What you have to do
Return each line of the data below verbatim; pictures are to be left out.

Information supplied

— BEGIN —

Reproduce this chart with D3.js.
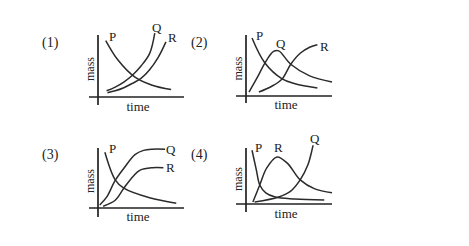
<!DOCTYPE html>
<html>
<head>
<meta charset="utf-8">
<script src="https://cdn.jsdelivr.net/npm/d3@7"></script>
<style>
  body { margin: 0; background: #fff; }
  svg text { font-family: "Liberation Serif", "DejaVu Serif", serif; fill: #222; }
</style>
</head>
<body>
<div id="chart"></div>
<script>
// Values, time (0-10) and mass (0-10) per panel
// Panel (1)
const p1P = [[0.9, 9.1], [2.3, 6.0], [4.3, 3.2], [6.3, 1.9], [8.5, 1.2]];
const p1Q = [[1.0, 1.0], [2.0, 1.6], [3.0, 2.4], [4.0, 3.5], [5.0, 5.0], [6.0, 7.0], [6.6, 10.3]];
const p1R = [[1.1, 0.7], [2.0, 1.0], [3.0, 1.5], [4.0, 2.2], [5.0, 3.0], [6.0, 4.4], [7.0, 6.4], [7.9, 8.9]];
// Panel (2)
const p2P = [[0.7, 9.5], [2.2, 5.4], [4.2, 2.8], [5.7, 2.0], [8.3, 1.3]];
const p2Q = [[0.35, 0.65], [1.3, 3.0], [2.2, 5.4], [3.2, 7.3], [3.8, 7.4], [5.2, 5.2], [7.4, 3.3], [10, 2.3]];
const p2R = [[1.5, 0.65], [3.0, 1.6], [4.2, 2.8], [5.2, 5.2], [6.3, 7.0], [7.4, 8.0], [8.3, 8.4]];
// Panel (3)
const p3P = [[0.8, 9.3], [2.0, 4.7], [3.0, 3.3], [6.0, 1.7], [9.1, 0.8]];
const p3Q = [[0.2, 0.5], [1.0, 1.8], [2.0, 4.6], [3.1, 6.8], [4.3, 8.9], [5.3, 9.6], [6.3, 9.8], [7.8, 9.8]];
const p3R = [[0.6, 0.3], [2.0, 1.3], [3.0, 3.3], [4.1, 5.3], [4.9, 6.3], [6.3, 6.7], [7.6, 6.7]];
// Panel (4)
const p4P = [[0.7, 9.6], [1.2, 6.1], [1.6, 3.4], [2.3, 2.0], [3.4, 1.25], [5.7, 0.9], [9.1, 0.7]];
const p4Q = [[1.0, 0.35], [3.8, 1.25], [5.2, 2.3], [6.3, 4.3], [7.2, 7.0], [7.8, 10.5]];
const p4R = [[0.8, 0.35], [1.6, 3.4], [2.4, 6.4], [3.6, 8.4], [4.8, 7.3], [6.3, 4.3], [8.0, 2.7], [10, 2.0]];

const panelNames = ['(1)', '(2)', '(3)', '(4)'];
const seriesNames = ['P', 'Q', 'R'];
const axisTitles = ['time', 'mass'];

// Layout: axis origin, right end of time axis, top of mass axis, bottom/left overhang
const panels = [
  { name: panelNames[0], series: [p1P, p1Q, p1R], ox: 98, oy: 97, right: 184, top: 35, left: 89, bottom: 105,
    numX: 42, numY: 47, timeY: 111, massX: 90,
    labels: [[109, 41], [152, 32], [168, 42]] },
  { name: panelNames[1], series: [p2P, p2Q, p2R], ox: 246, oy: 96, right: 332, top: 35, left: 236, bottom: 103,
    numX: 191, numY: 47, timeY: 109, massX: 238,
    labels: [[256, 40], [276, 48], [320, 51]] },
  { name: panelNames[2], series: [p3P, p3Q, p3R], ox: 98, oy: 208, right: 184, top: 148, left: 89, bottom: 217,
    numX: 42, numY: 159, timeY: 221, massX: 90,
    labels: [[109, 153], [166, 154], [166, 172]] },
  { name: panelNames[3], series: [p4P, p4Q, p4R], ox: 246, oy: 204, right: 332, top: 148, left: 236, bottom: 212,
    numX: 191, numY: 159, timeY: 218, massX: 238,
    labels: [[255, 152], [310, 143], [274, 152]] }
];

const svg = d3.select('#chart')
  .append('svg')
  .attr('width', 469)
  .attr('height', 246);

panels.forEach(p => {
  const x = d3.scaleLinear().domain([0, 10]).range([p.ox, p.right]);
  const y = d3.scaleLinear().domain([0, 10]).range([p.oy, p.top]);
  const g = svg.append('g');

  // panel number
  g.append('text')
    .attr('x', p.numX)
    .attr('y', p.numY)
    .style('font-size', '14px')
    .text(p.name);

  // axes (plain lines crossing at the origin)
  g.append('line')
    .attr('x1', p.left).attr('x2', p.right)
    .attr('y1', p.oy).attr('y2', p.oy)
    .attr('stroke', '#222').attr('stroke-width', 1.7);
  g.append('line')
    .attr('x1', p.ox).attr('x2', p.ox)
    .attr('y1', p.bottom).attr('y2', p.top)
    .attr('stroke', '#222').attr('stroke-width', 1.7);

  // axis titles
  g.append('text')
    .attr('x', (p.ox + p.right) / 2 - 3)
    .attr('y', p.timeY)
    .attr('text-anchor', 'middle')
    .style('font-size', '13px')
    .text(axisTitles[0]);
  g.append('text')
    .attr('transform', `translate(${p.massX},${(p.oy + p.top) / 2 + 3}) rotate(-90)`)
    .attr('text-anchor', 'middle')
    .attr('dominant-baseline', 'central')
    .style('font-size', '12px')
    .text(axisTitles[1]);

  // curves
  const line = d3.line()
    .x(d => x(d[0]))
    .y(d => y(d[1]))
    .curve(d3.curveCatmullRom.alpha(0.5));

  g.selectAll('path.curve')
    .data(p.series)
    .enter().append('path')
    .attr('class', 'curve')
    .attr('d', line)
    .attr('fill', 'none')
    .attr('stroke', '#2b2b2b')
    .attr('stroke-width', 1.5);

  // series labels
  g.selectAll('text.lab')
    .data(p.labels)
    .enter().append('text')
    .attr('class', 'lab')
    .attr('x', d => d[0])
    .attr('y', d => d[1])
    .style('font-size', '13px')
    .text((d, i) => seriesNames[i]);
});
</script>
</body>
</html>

— END —

Complete answer
Reproduce this chart with D3.js.
<!DOCTYPE html>
<html>
<head>
<meta charset="utf-8">
<script src="https://cdn.jsdelivr.net/npm/d3@7"></script>
<style>
  body { margin: 0; background: #fff; }
  svg text { font-family: "Liberation Serif", "DejaVu Serif", serif; fill: #222; }
</style>
</head>
<body>
<div id="chart"></div>
<script>
// Values, time (0-10) and mass (0-10) per panel
// Panel (1)
const p1P = [[0.9, 9.1], [2.3, 6.0], [4.3, 3.2], [6.3, 1.9], [8.5, 1.2]];
const p1Q = [[1.0, 1.0], [2.0, 1.6], [3.0, 2.4], [4.0, 3.5], [5.0, 5.0], [6.0, 7.0], [6.6, 10.3]];
const p1R = [[1.1, 0.7], [2.0, 1.0], [3.0, 1.5], [4.0, 2.2], [5.0, 3.0], [6.0, 4.4], [7.0, 6.4], [7.9, 8.9]];
// Panel (2)
const p2P = [[0.7, 9.5], [2.2, 5.4], [4.2, 2.8], [5.7, 2.0], [8.3, 1.3]];
const p2Q = [[0.35, 0.65], [1.3, 3.0], [2.2, 5.4], [3.2, 7.3], [3.8, 7.4], [5.2, 5.2], [7.4, 3.3], [10, 2.3]];
const p2R = [[1.5, 0.65], [3.0, 1.6], [4.2, 2.8], [5.2, 5.2], [6.3, 7.0], [7.4, 8.0], [8.3, 8.4]];
// Panel (3)
const p3P = [[0.8, 9.3], [2.0, 4.7], [3.0, 3.3], [6.0, 1.7], [9.1, 0.8]];
const p3Q = [[0.2, 0.5], [1.0, 1.8], [2.0, 4.6], [3.1, 6.8], [4.3, 8.9], [5.3, 9.6], [6.3, 9.8], [7.8, 9.8]];
const p3R = [[0.6, 0.3], [2.0, 1.3], [3.0, 3.3], [4.1, 5.3], [4.9, 6.3], [6.3, 6.7], [7.6, 6.7]];
// Panel (4)
const p4P = [[0.7, 9.6], [1.2, 6.1], [1.6, 3.4], [2.3, 2.0], [3.4, 1.25], [5.7, 0.9], [9.1, 0.7]];
const p4Q = [[1.0, 0.35], [3.8, 1.25], [5.2, 2.3], [6.3, 4.3], [7.2, 7.0], [7.8, 10.5]];
const p4R = [[0.8, 0.35], [1.6, 3.4], [2.4, 6.4], [3.6, 8.4], [4.8, 7.3], [6.3, 4.3], [8.0, 2.7], [10, 2.0]];

const panelNames = ['(1)', '(2)', '(3)', '(4)'];
const seriesNames = ['P', 'Q', 'R'];
const axisTitles = ['time', 'mass'];

// Layout: axis origin, right end of time axis, top of mass axis, bottom/left overhang
const panels = [
  { name: panelNames[0], series: [p1P, p1Q, p1R], ox: 98, oy: 97, right: 184, top: 35, left: 89, bottom: 105,
    numX: 42, numY: 47, timeY: 111, massX: 90,
    labels: [[109, 41], [152, 32], [168, 42]] },
  { name: panelNames[1], series: [p2P, p2Q, p2R], ox: 246, oy: 96, right: 332, top: 35, left: 236, bottom: 103,
    numX: 191, numY: 47, timeY: 109, massX: 238,
    labels: [[256, 40], [276, 48], [320, 51]] },
  { name: panelNames[2], series: [p3P, p3Q, p3R], ox: 98, oy: 208, right: 184, top: 148, left: 89, bottom: 217,
    numX: 42, numY: 159, timeY: 221, massX: 90,
    labels: [[109, 153], [166, 154], [166, 172]] },
  { name: panelNames[3], series: [p4P, p4Q, p4R], ox: 246, oy: 204, right: 332, top: 148, left: 236, bottom: 212,
    numX: 191, numY: 159, timeY: 218, massX: 238,
    labels: [[255, 152], [310, 143], [274, 152]] }
];

const svg = d3.select('#chart')
  .append('svg')
  .attr('width', 469)
  .attr('height', 246);

panels.forEach(p => {
  const x = d3.scaleLinear().domain([0, 10]).range([p.ox, p.right]);
  const y = d3.scaleLinear().domain([0, 10]).range([p.oy, p.top]);
  const g = svg.append('g');

  // panel number
  g.append('text')
    .attr('x', p.numX)
    .attr('y', p.numY)
    .style('font-size', '14px')
    .text(p.name);

  // axes (plain lines crossing at the origin)
  g.append('line')
    .attr('x1', p.left).attr('x2', p.right)
    .attr('y1', p.oy).attr('y2', p.oy)
    .attr('stroke', '#222').attr('stroke-width', 1.7);
  g.append('line')
    .attr('x1', p.ox).attr('x2', p.ox)
    .attr('y1', p.bottom).attr('y2', p.top)
    .attr('stroke', '#222').attr('stroke-width', 1.7);

  // axis titles
  g.append('text')
    .attr('x', (p.ox + p.right) / 2 - 3)
    .attr('y', p.timeY)
    .attr('text-anchor', 'middle')
    .style('font-size', '13px')
    .text(axisTitles[0]);
  g.append('text')
    .attr('transform', `translate(${p.massX},${(p.oy + p.top) / 2 + 3}) rotate(-90)`)
    .attr('text-anchor', 'middle')
    .attr('dominant-baseline', 'central')
    .style('font-size', '12px')
    .text(axisTitles[1]);

  // curves
  const line = d3.line()
    .x(d => x(d[0]))
    .y(d => y(d[1]))
    .curve(d3.curveCatmullRom.alpha(0.5));

  g.selectAll('path.curve')
    .data(p.series)
    .enter().append('path')
    .attr('class', 'curve')
    .attr('d', line)
    .attr('fill', 'none')
    .attr('stroke', '#2b2b2b')
    .attr('stroke-width', 1.5);

  // series labels
  g.selectAll('text.lab')
    .data(p.labels)
    .enter().append('text')
    .attr('class', 'lab')
    .attr('x', d => d[0])
    .attr('y', d => d[1])
    .style('font-size', '13px')
    .text((d, i) => seriesNames[i]);
});
</script>
</body>
</html>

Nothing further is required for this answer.